■ GOAL
Sift the listing for lines that hold the string "with" and pull them out.

>> BEGIN SUPPLIED RECORDS

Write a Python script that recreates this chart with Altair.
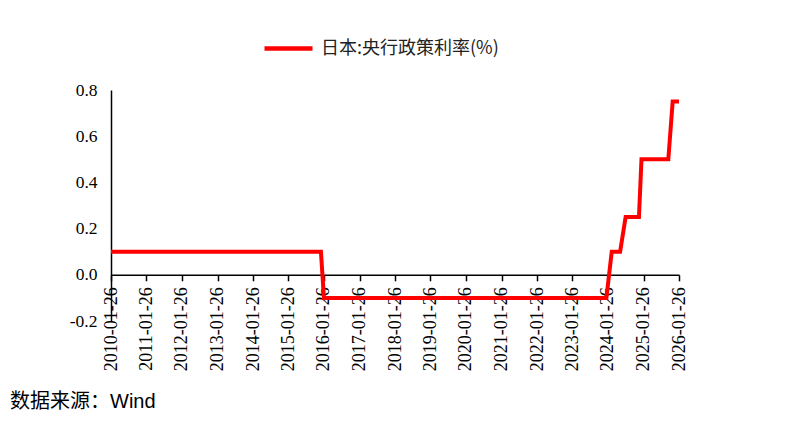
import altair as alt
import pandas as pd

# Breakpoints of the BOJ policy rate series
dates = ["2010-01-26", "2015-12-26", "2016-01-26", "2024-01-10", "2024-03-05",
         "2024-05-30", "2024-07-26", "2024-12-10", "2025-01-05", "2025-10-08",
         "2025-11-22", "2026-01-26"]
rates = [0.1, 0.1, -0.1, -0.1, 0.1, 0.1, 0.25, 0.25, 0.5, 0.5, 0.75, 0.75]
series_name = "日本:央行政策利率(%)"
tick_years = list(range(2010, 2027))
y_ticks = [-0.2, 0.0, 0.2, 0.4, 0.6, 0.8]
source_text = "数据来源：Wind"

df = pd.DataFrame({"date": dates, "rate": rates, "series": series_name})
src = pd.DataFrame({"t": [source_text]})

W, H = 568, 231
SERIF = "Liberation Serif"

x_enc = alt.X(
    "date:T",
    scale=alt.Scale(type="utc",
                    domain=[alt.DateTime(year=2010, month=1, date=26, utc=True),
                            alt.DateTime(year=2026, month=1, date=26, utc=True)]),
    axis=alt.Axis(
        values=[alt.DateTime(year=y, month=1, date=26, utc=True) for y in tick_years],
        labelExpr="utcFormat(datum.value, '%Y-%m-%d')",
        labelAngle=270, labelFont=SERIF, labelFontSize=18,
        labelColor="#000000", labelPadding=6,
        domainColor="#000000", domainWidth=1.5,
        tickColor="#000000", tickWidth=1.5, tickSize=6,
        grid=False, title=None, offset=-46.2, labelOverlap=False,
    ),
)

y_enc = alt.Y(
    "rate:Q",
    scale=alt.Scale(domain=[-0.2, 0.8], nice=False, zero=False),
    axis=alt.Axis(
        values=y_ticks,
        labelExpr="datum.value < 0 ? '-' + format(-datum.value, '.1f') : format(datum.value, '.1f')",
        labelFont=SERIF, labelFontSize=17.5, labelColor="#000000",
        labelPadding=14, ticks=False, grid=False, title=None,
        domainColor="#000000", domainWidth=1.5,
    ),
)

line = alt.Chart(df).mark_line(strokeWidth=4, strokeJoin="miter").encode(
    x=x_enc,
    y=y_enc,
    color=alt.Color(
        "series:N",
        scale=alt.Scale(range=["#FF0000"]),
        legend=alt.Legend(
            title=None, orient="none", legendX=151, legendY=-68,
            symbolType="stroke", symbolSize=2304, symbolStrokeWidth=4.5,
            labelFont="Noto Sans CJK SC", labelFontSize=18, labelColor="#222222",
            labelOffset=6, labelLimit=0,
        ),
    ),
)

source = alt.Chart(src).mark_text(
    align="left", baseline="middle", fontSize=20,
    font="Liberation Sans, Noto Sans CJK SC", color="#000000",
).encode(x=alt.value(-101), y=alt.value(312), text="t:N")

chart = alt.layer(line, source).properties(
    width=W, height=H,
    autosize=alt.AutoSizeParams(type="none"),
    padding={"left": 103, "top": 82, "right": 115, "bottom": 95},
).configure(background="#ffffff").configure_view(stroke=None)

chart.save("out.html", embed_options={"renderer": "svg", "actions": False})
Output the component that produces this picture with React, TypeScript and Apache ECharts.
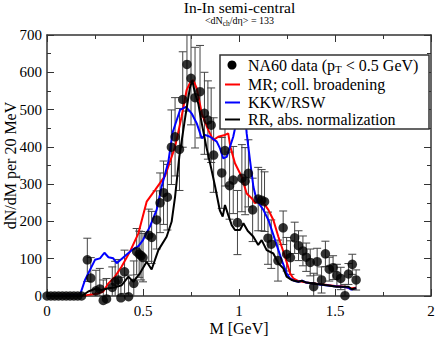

>> END SUPPLIED RECORDS

■ FINAL RESULT
Write a Python script that recreates this chart with Altair.
Output the component that produces this picture with React, TypeScript and Apache ECharts.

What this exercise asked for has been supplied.